>>>>

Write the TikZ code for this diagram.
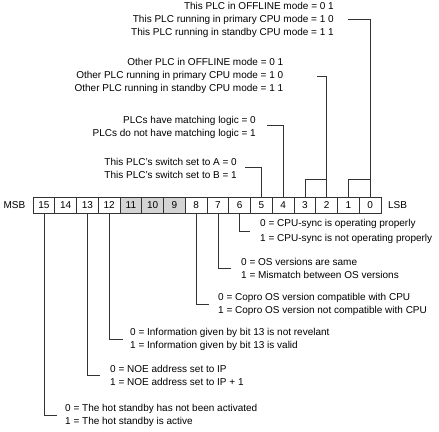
\documentclass[tikz,border=0pt]{standalone}
\usepackage{fontspec}
\setmainfont{Liberation Sans}
\usetikzlibrary{calc}

\tikzset{
  bitcell/.style={draw=black!80, line width=0.6pt, minimum width=21.75pt,
    minimum height=16pt, inner sep=0pt, font=\fontsize{10}{12}\selectfont},
  graycell/.style={bitcell, fill=black!17},
  lbl/.style={inner sep=0pt, font=\fontsize{10}{13}\selectfont},
  wire/.style={draw=black!80, line width=0.6pt},
}

\begin{document}
\begin{tikzpicture}[x=1pt,y=-1pt]
\useasboundingbox (0,0) rectangle (439,431);

%%%%register
\foreach \b in {15,14,13,12,8,7,6,5,4,3,2,1,0} {
  \pgfmathsetmacro{\cx}{33+(15-\b+0.5)*21.75}
  \node[bitcell] (b\b) at (\cx,205) {\b};
}
\foreach \b in {11,10,9} {
  \pgfmathsetmacro{\cx}{33+(15-\b+0.5)*21.75}
  \node[graycell] (b\b) at (\cx,205) {\b};
}
\node[lbl] (msb) at (14.5,205) {MSB};
\node[lbl] (lsb) at (397.5,205) {LSB};

%%%%%%upper bits
\node[lbl, align=right, anchor=north east] (thisplc) at (334,2.4)
  {This PLC in OFFLINE mode = 0 1\\This PLC running in primary CPU mode = 1 0\\This PLC running in standby CPU mode = 1 1};
\node[lbl, align=right, anchor=north east] (otherplc) at (283.5,57.6)
  {Other PLC in OFFLINE mode = 0 1\\Other PLC running in primary CPU mode = 1 0\\Other PLC running in standby CPU mode = 1 1};
\node[lbl, align=right, anchor=north east] (logic) at (256,116.4)
  {PLCs have matching logic = 0\\PLCs do not have matching logic = 1};
\node[lbl, align=right, anchor=north east] (switch) at (237,158.4)
  {This PLC's switch set to A = 0\\This PLC's switch set to B = 1};

\coordinate (t0) at (348,19);
\coordinate (t2) at (317,76);
\coordinate (t4) at (267,125);
\coordinate (t5) at (245,167);

\draw[wire] (b0.north) |- (t0);
\draw[wire] (b1.north) -- ++(0,-17) -| (b0.north);
\draw[wire] (b2.north) |- (t2);
\draw[wire] (b3.north) -- ++(0,-17) -| (b2.north);
\draw[wire] (b4.north) |- (t4);
\draw[wire] (b5.north) |- (t5);

%%%%%%lower bits
\node[lbl, align=left, anchor=north west] (sync) at (260,219.4)
  {0 = CPU-sync is operating properly\\[2pt]1 = CPU-sync is not operating properly};
\node[lbl, align=left, anchor=north west] (osver) at (241,258.4)
  {0 = OS versions are same\\1 = Mismatch between OS versions};
\node[lbl, align=left, anchor=north west] (copro) at (218,293.4)
  {0 = Copro OS version compatible with CPU\\1 = Copro OS version not compatible with CPU};
\node[lbl, align=left, anchor=north west] (valid) at (130,328.4)
  {0 = Information given by bit 13 is not revelant\\1 = Information given by bit 13 is valid};
\node[lbl, align=left, anchor=north west] (noe) at (110,365.4)
  {0 = NOE address set to IP\\1 = NOE address set to IP + 1};
\node[lbl, align=left, anchor=north west] (hsby) at (65,404.4)
  {0 = The hot standby has not been activated\\1 = The hot standby is active};

\draw[wire] (b6.south) |- ([xshift=-10pt]sync.west);
\draw[wire] (b7.south) |- ([xshift=-10pt]osver.west);
\draw[wire] (b8.south) |- ([xshift=-9pt]copro.west);
\draw[wire] (b12.south) |- ([xshift=-7pt]valid.west);
\draw[wire] (b13.south) |- ([xshift=-10pt]noe.west);
\draw[wire] (b15.south) |- ([xshift=-8pt]hsby.west);

\end{tikzpicture}
\end{document}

<<<<

Give again, exactly, the lines from the start of the data through the one holding "(0,0) rectangle (439,431);"; omit the pictures.

*Solution to this exercise*:
Write the TikZ code for this diagram.
\documentclass[tikz,border=0pt]{standalone}
\usepackage{fontspec}
\setmainfont{Liberation Sans}
\usetikzlibrary{calc}

\tikzset{
  bitcell/.style={draw=black!80, line width=0.6pt, minimum width=21.75pt,
    minimum height=16pt, inner sep=0pt, font=\fontsize{10}{12}\selectfont},
  graycell/.style={bitcell, fill=black!17},
  lbl/.style={inner sep=0pt, font=\fontsize{10}{13}\selectfont},
  wire/.style={draw=black!80, line width=0.6pt},
}

\begin{document}
\begin{tikzpicture}[x=1pt,y=-1pt]
\useasboundingbox (0,0) rectangle (439,431);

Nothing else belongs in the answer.